## MATERIAL PROVIDED
##########
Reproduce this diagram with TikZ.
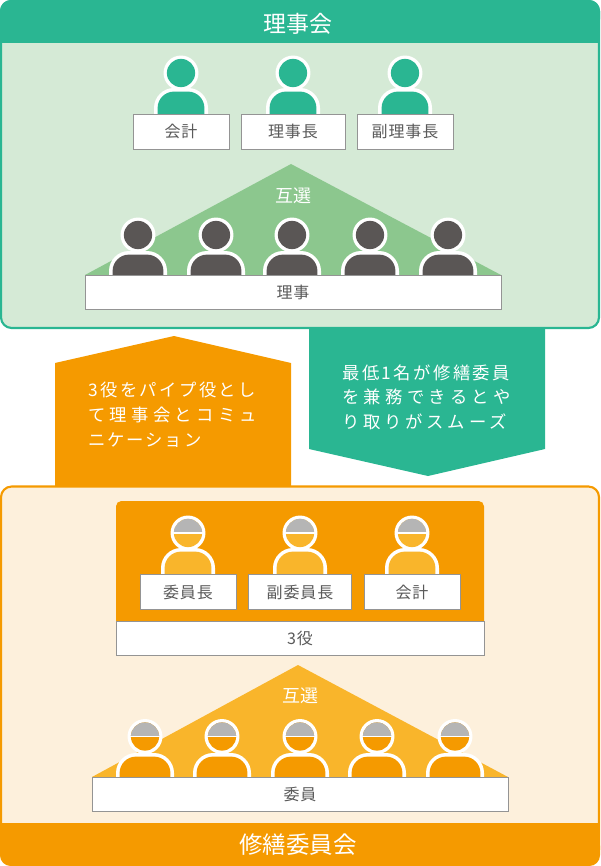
##########
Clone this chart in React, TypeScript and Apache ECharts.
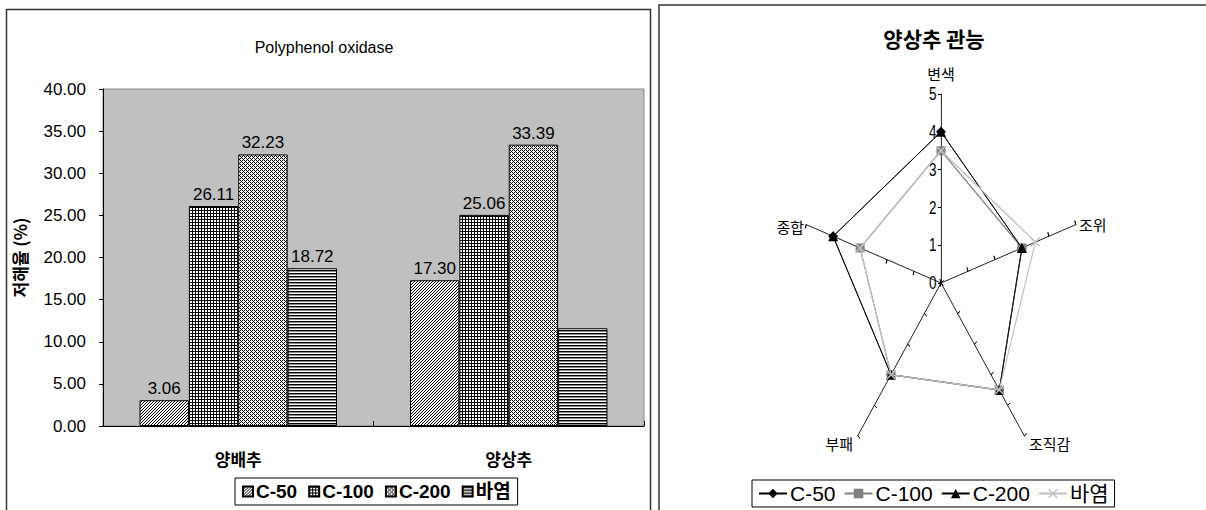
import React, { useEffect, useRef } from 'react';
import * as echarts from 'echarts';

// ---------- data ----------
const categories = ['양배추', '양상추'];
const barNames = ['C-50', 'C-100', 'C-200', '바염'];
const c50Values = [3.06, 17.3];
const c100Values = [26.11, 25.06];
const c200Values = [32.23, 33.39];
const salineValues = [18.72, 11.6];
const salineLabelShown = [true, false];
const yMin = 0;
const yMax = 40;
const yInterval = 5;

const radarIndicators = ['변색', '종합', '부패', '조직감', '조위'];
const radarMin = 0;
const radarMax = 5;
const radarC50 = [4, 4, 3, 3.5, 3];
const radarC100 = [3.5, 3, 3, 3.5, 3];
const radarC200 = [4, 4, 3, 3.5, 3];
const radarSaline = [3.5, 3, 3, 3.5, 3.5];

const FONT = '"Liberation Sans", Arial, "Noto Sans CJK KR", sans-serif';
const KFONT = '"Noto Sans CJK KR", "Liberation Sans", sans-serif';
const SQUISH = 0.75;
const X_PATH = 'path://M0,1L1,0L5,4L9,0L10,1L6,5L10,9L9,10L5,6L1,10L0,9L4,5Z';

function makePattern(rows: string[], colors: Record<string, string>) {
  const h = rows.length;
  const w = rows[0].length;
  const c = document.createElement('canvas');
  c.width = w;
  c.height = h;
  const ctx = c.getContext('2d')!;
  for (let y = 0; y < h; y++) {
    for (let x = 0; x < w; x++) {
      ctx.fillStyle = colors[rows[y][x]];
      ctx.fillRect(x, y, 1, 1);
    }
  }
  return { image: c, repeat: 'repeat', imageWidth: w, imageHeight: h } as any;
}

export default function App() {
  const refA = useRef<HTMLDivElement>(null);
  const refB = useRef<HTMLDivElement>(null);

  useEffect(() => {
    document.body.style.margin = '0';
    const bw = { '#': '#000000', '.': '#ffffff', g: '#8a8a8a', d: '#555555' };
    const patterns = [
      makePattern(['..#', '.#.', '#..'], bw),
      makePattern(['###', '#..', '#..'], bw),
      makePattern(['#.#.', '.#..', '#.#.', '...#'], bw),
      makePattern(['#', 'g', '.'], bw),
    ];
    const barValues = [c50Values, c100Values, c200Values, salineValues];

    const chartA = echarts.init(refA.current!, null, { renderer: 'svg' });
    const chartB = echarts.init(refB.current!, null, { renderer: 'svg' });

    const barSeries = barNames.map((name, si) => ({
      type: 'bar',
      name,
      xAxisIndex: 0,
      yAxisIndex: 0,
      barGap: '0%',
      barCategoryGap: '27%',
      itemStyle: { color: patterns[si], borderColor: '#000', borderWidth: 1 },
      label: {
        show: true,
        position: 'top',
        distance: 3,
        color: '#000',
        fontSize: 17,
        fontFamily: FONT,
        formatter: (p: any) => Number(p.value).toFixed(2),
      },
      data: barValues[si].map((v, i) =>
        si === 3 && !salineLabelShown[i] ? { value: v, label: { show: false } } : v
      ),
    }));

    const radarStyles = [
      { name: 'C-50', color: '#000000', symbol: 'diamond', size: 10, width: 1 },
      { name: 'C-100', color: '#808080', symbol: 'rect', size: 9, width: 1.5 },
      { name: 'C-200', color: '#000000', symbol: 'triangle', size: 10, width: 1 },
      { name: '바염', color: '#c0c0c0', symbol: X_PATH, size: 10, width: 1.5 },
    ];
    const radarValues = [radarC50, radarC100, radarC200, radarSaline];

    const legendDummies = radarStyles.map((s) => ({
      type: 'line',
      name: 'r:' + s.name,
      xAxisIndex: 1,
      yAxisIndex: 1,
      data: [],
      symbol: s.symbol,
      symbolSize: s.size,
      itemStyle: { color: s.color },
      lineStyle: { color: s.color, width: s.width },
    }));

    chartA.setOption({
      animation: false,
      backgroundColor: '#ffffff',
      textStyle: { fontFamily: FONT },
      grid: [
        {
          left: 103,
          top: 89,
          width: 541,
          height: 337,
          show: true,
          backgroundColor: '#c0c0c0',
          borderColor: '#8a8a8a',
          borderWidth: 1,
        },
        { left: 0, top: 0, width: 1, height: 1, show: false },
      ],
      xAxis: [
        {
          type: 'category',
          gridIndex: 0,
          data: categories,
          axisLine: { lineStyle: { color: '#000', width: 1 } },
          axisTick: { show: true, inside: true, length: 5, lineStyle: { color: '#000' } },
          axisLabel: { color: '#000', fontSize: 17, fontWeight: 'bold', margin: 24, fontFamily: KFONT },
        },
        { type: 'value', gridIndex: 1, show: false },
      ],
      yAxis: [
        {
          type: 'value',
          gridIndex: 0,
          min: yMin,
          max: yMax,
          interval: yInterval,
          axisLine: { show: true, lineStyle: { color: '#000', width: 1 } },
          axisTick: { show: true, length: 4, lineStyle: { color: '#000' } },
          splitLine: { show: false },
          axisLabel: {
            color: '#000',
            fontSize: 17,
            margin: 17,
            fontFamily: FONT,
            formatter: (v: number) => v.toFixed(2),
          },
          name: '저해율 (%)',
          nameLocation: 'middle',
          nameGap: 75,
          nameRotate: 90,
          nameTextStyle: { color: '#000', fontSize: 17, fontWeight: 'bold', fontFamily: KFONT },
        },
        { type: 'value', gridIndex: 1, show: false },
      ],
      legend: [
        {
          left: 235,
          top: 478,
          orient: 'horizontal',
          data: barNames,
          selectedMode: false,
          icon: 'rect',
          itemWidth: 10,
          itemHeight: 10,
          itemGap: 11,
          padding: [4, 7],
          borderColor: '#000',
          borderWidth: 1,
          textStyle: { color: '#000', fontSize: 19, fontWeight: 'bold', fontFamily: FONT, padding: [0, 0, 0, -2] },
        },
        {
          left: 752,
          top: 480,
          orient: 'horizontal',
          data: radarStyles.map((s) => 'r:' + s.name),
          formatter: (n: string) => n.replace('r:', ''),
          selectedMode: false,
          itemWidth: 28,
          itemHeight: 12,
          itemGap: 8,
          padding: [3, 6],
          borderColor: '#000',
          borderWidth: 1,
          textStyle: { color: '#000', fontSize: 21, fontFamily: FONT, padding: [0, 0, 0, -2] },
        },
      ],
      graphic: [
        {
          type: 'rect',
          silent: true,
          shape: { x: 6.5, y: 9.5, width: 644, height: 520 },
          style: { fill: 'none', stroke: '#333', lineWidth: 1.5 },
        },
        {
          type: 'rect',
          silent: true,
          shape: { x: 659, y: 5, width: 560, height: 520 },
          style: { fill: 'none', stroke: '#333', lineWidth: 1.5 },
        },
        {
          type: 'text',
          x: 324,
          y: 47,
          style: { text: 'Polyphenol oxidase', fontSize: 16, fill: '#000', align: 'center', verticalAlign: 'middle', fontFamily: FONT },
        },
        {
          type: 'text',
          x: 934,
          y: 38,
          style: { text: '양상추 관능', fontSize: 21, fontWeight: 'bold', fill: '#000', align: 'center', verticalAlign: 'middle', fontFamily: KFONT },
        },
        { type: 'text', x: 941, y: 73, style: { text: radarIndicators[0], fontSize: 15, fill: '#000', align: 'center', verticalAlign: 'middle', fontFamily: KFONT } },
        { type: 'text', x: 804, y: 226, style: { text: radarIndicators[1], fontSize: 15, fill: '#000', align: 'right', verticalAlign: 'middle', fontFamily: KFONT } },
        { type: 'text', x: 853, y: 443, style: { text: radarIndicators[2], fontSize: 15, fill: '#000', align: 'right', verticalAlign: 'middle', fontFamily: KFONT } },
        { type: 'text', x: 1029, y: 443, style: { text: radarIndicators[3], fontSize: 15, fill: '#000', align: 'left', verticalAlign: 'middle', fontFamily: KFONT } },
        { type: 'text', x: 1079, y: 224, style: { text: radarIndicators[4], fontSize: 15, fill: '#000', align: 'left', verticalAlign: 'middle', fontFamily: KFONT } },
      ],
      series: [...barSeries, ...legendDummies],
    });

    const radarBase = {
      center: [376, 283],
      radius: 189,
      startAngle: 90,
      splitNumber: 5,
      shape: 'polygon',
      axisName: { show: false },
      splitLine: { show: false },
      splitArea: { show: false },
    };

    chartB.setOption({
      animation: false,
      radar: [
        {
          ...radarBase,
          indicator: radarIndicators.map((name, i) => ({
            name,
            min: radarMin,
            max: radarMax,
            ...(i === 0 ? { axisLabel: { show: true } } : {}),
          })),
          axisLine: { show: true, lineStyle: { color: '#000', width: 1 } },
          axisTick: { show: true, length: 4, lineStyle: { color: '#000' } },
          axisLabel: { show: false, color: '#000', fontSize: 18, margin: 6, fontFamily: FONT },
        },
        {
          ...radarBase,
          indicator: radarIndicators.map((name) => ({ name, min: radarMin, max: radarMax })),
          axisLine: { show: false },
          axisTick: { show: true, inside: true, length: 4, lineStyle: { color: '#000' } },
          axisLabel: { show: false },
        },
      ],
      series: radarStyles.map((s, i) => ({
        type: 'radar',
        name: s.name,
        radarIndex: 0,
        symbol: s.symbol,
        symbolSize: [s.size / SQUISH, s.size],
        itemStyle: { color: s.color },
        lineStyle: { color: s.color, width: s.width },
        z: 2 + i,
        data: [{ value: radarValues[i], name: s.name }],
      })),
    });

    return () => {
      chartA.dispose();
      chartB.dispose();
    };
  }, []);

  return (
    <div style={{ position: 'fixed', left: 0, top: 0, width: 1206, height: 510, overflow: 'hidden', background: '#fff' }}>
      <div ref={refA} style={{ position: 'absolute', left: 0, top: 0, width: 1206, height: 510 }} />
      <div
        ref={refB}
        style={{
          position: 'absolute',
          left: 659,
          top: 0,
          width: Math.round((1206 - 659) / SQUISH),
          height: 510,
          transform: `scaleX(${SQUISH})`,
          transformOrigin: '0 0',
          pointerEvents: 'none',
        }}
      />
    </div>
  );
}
##########
Only the lines between the line with "Clone this chart" and the line with "import * as echarts from 'echarts';", inclusive, should be reproduced, exactly as written and without pictures.

Clone this chart in React, TypeScript and Apache ECharts.
import React, { useEffect, useRef } from 'react';
import * as echarts from 'echarts';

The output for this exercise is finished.